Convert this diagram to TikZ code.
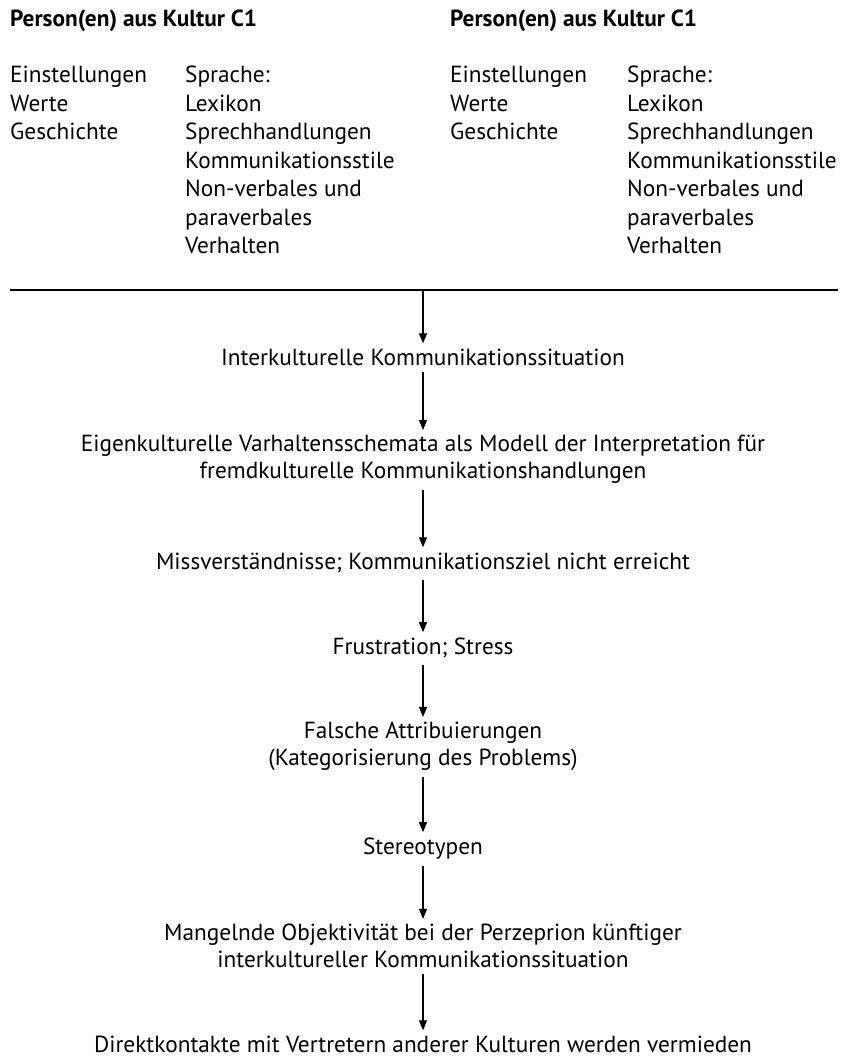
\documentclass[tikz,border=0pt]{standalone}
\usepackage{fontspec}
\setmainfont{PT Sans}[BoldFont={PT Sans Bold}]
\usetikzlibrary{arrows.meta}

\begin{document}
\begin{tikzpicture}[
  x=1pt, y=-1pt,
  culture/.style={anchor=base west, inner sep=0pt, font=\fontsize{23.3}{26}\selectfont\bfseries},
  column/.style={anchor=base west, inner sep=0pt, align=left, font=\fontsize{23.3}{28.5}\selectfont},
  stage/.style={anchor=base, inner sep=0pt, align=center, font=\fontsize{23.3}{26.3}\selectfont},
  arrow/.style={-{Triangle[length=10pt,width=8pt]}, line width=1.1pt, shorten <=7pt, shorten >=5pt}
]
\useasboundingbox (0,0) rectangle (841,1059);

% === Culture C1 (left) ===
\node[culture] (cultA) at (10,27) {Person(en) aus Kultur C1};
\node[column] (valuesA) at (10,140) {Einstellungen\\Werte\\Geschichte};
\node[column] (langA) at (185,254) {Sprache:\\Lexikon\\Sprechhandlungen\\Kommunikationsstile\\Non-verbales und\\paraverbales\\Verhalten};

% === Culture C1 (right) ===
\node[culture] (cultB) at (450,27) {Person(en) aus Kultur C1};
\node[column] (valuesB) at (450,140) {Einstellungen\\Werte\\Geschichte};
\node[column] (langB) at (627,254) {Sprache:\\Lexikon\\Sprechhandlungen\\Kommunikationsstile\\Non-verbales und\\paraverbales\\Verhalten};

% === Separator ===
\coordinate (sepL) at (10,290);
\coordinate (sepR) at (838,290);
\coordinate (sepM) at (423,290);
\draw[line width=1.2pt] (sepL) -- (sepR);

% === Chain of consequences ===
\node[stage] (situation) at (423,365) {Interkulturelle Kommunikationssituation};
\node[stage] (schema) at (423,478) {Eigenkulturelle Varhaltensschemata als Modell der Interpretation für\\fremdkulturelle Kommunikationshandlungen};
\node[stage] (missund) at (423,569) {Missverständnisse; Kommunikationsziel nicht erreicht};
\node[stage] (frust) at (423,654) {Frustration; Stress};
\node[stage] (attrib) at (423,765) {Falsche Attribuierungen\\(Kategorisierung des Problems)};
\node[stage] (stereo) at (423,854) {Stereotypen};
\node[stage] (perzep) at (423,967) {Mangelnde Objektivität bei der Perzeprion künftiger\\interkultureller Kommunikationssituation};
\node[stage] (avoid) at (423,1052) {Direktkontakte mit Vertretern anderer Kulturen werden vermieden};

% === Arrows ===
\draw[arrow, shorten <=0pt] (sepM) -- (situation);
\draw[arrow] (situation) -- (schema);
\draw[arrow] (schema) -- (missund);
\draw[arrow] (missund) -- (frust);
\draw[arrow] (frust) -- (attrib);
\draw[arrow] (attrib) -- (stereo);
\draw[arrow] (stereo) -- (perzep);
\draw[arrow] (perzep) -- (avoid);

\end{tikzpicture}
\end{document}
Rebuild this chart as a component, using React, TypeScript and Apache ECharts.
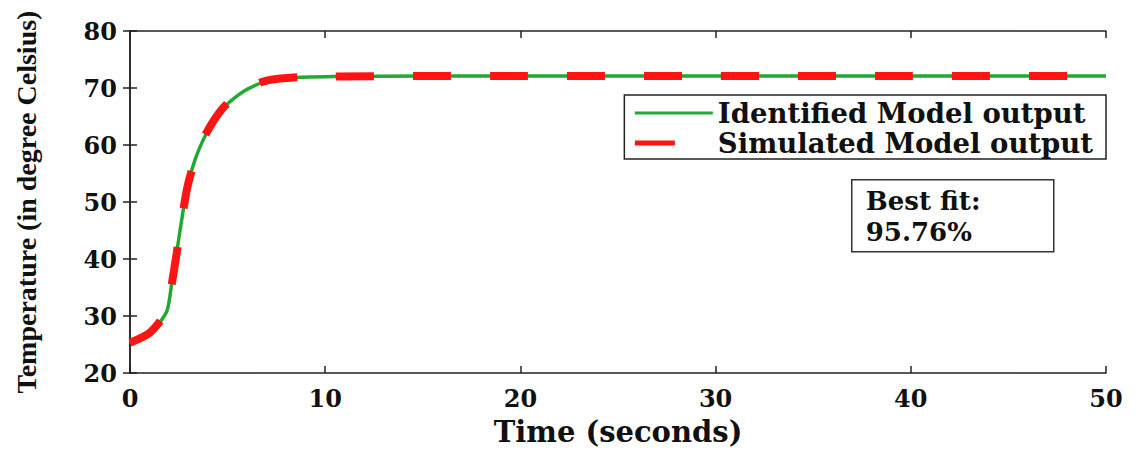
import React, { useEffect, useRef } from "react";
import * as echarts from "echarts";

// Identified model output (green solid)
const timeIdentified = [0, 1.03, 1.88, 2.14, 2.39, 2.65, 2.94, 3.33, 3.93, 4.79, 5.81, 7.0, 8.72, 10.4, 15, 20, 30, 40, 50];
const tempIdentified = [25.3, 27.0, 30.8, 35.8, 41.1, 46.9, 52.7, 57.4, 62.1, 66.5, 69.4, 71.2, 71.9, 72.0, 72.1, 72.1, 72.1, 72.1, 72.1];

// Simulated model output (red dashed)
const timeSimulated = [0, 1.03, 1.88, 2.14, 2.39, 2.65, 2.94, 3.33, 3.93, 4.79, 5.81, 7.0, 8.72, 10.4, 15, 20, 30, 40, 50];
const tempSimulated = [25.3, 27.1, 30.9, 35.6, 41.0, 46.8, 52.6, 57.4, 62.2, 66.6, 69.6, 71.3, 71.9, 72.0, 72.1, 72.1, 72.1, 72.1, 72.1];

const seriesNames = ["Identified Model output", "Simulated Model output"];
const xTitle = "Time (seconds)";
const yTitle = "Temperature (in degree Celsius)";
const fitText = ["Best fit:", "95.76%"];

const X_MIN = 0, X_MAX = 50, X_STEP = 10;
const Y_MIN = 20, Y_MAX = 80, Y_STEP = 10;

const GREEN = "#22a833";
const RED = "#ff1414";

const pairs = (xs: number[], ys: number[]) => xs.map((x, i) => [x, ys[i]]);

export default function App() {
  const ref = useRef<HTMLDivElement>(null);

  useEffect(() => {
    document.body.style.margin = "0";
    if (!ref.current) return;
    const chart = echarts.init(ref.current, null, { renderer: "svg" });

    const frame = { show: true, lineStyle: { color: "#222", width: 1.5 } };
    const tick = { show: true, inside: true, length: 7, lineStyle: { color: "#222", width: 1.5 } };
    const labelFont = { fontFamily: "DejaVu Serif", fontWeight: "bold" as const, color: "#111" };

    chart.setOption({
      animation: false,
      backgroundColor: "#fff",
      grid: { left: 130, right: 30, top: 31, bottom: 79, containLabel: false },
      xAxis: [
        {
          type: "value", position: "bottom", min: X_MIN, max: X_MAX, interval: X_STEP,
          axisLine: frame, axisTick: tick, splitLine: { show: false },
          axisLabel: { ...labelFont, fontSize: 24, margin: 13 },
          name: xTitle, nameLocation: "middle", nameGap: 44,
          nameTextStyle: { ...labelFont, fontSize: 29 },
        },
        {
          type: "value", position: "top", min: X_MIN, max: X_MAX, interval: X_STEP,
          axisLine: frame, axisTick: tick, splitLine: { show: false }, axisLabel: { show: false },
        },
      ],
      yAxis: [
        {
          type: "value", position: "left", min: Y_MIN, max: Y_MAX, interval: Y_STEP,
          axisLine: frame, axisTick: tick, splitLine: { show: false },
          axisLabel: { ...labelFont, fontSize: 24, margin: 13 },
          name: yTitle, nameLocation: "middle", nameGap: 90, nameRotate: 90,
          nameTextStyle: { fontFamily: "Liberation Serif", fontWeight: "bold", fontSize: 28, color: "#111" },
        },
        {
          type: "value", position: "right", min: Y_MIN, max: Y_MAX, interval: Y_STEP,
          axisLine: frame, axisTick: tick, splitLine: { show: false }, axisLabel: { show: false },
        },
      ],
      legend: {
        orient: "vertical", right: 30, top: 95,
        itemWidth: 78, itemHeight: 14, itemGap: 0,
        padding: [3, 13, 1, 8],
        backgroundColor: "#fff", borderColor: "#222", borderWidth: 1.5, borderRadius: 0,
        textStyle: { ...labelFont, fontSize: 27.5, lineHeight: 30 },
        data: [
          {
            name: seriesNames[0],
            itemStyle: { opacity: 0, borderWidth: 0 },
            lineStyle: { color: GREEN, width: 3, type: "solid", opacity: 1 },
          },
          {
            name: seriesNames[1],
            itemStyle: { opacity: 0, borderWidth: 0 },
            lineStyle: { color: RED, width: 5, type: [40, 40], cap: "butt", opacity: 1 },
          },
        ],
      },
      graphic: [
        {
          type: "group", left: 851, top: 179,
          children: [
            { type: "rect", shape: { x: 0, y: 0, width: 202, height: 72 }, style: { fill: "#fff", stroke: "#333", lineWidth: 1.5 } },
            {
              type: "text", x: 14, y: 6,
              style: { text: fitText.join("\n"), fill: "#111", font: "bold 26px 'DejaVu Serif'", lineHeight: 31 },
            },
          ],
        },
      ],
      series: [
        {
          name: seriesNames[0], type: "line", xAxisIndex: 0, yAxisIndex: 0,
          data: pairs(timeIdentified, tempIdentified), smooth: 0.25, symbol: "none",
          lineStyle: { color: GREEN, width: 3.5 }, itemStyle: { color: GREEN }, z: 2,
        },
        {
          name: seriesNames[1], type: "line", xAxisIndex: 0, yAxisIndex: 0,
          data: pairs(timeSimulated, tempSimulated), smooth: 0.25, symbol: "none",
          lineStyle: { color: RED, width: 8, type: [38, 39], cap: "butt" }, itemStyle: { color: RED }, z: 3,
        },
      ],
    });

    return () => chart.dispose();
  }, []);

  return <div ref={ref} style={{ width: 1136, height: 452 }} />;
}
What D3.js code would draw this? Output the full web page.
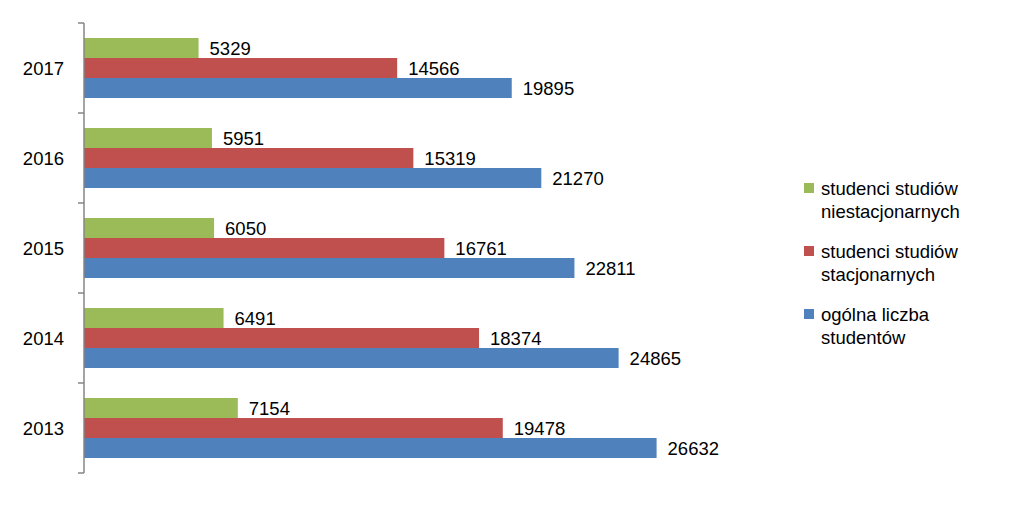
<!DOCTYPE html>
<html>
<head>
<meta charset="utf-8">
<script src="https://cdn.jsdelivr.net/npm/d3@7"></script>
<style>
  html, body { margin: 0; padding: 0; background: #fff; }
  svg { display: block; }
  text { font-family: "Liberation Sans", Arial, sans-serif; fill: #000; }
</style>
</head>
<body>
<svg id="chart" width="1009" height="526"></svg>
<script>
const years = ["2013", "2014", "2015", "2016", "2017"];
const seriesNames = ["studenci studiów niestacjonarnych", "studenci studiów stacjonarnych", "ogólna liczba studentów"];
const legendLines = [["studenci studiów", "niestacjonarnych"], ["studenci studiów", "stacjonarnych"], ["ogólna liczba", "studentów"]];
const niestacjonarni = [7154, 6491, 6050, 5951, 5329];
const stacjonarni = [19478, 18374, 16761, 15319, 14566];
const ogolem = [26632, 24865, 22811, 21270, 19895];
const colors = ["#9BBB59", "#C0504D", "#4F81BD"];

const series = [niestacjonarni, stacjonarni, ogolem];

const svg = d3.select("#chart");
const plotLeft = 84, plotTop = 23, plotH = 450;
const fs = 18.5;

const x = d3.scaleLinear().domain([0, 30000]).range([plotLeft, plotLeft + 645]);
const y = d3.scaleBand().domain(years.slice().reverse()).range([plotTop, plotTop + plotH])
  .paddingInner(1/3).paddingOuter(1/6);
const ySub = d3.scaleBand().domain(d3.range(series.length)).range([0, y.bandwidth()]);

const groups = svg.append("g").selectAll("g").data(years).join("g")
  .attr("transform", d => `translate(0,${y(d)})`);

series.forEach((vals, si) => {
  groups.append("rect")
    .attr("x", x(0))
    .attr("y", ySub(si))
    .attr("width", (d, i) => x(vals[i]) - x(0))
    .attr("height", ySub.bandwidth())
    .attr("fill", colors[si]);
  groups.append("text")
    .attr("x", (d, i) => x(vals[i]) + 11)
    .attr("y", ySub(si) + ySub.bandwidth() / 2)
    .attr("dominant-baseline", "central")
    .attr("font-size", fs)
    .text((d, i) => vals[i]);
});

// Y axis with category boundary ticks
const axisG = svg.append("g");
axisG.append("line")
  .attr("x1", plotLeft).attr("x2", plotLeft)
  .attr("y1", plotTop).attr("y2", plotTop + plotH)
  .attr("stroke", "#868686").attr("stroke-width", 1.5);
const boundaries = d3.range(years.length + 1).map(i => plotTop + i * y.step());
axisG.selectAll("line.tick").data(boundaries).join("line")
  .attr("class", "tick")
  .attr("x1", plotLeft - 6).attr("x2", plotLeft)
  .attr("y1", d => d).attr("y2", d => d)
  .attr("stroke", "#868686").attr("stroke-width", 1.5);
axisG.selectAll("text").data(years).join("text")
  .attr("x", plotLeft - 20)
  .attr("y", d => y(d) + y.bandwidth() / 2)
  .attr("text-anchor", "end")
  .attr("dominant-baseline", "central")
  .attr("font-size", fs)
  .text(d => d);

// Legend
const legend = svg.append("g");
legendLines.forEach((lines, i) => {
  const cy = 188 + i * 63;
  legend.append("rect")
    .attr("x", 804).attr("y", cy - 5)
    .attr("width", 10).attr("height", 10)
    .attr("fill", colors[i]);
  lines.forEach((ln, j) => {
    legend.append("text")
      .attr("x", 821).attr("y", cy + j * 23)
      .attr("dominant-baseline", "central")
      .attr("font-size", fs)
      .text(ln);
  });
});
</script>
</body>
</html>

● ● ● ● ●

The required output is the exact run of lines from the start of the records through the line containing "(0,0) rectangle (841,1059);", both ends included, with no pictures.

Answer to this problem
Convert this diagram to TikZ code.
\documentclass[tikz,border=0pt]{standalone}
\usepackage{fontspec}
\setmainfont{PT Sans}[BoldFont={PT Sans Bold}]
\usetikzlibrary{arrows.meta}

\begin{document}
\begin{tikzpicture}[
  x=1pt, y=-1pt,
  culture/.style={anchor=base west, inner sep=0pt, font=\fontsize{23.3}{26}\selectfont\bfseries},
  column/.style={anchor=base west, inner sep=0pt, align=left, font=\fontsize{23.3}{28.5}\selectfont},
  stage/.style={anchor=base, inner sep=0pt, align=center, font=\fontsize{23.3}{26.3}\selectfont},
  arrow/.style={-{Triangle[length=10pt,width=8pt]}, line width=1.1pt, shorten <=7pt, shorten >=5pt}
]
\useasboundingbox (0,0) rectangle (841,1059);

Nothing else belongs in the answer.